Lines of data
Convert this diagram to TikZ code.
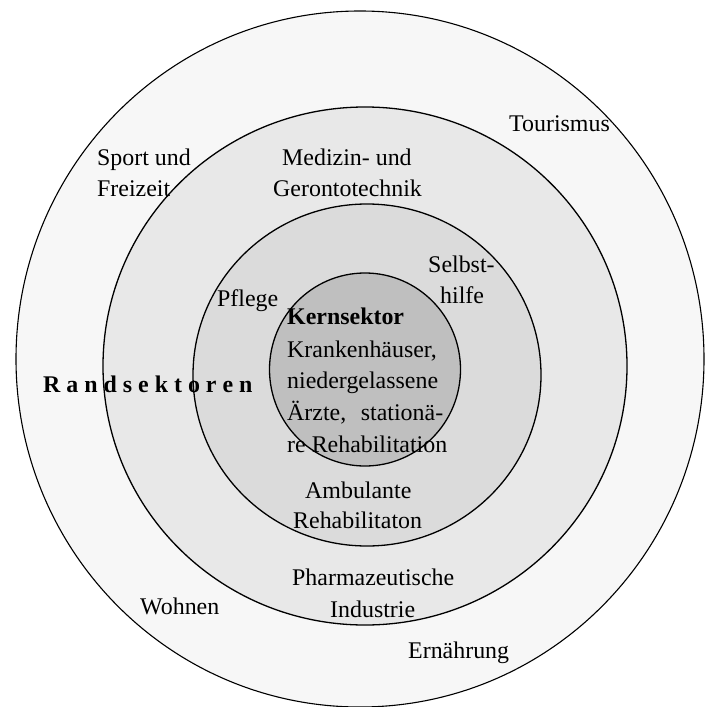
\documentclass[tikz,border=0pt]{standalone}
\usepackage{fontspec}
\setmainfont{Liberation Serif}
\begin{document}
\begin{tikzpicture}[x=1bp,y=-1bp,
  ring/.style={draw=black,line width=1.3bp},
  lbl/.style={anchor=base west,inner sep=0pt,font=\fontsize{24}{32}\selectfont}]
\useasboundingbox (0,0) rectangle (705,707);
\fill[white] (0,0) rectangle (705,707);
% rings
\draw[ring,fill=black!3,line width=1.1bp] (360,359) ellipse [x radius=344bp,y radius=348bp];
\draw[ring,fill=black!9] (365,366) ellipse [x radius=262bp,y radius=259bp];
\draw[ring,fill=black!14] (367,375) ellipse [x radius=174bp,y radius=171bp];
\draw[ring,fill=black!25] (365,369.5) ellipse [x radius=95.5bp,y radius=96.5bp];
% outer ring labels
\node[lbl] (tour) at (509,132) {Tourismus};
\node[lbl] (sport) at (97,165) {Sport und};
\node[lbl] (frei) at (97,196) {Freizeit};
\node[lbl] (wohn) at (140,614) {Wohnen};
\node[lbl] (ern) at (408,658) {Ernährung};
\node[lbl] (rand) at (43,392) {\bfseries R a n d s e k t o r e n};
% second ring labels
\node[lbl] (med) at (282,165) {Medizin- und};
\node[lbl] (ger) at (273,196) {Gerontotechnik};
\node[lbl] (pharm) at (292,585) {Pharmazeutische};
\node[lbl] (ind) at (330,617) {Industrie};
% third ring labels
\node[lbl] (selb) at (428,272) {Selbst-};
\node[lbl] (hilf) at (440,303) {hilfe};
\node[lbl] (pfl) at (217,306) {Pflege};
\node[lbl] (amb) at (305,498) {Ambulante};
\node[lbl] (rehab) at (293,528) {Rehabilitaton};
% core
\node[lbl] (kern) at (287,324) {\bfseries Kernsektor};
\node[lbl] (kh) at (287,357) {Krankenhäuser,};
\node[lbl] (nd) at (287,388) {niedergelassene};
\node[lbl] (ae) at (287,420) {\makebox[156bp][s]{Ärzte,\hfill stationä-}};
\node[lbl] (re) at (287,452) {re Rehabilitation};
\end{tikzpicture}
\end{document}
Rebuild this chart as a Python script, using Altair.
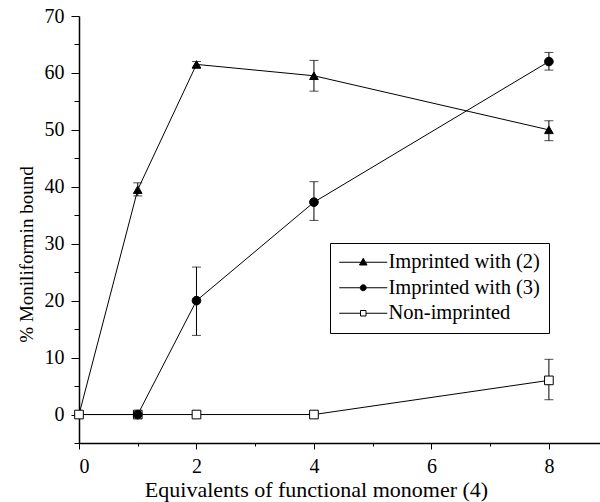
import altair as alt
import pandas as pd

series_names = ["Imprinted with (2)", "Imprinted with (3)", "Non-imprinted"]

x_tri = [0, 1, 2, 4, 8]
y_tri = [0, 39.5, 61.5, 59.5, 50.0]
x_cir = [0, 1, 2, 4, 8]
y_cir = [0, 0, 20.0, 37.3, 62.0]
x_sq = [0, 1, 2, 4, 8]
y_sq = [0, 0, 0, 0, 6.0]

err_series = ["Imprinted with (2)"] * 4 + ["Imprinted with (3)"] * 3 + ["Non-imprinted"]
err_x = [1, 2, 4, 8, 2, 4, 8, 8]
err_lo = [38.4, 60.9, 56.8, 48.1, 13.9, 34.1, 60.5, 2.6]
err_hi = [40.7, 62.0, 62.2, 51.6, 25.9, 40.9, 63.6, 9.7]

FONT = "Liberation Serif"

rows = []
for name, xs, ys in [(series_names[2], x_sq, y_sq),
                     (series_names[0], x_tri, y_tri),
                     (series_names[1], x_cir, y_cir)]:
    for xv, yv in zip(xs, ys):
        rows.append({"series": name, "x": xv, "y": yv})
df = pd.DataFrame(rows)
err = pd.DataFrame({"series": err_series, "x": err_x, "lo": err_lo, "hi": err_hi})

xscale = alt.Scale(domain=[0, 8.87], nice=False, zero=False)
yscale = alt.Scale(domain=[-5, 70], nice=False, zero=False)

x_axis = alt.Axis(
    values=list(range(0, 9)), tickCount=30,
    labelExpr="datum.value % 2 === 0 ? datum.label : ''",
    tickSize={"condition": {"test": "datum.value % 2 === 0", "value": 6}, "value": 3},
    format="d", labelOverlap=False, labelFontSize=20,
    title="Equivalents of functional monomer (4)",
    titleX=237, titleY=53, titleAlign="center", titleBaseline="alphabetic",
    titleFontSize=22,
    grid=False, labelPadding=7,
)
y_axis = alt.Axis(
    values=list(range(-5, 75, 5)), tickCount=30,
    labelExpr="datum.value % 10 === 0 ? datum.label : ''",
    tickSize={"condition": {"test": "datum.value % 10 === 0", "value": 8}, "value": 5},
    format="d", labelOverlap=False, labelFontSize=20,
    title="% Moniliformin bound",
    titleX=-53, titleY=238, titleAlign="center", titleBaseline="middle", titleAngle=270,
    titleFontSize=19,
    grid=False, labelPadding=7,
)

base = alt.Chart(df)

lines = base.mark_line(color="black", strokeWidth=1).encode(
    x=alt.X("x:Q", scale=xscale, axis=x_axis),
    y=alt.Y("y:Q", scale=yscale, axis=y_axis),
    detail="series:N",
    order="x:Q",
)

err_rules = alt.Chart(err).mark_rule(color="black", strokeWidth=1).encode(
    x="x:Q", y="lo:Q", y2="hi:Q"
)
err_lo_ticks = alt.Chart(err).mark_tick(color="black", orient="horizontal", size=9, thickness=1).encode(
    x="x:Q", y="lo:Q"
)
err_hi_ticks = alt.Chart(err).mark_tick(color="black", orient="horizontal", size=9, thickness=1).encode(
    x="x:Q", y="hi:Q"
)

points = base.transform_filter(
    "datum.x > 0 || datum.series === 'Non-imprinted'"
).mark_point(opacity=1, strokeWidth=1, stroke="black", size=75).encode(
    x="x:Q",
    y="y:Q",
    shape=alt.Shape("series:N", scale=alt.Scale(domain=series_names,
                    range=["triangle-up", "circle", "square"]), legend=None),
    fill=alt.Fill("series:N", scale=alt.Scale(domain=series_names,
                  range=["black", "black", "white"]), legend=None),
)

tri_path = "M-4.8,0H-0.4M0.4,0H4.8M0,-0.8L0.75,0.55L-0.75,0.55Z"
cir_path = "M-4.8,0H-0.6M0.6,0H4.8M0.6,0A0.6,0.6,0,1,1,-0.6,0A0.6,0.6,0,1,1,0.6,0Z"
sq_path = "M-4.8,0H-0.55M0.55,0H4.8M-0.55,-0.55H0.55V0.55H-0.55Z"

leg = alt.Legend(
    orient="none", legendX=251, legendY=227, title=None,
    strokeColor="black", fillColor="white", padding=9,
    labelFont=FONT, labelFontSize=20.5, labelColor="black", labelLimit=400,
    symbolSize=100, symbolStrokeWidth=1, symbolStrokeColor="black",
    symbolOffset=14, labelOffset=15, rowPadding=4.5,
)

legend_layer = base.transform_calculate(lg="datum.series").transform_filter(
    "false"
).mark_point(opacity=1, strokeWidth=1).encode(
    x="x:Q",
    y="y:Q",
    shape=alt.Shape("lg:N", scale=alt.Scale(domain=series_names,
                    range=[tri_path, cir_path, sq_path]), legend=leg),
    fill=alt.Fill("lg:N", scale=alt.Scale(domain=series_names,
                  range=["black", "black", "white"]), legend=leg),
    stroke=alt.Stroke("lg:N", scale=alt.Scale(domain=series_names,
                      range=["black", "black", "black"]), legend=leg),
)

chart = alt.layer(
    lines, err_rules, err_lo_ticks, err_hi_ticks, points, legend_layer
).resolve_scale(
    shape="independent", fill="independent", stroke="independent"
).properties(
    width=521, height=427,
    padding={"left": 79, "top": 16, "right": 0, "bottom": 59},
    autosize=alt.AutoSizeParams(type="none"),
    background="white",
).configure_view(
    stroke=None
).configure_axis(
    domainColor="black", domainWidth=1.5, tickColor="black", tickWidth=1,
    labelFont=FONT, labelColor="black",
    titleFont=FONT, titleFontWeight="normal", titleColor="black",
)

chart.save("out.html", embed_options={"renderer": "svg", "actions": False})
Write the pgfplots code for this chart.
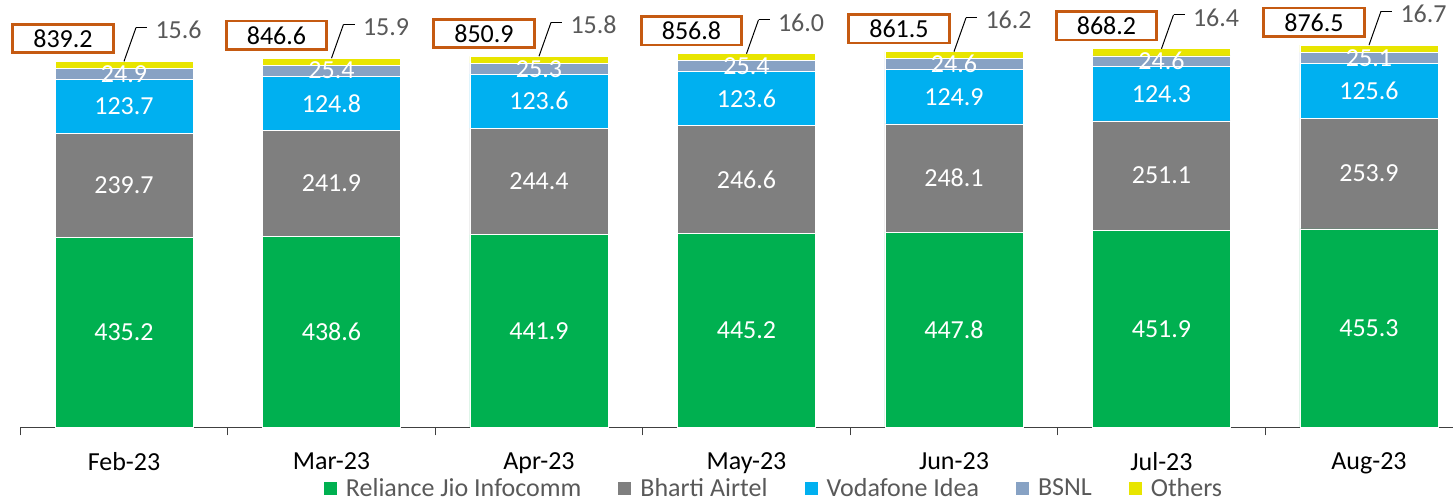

§ **Exercise**
Isolate each line of the listing above that includes "this". Copy it.

§ **In response**
Convert this diagram to TikZ code.
Rebuild this chart as a Python script, using Altair.
Write the pgfplots code for this chart.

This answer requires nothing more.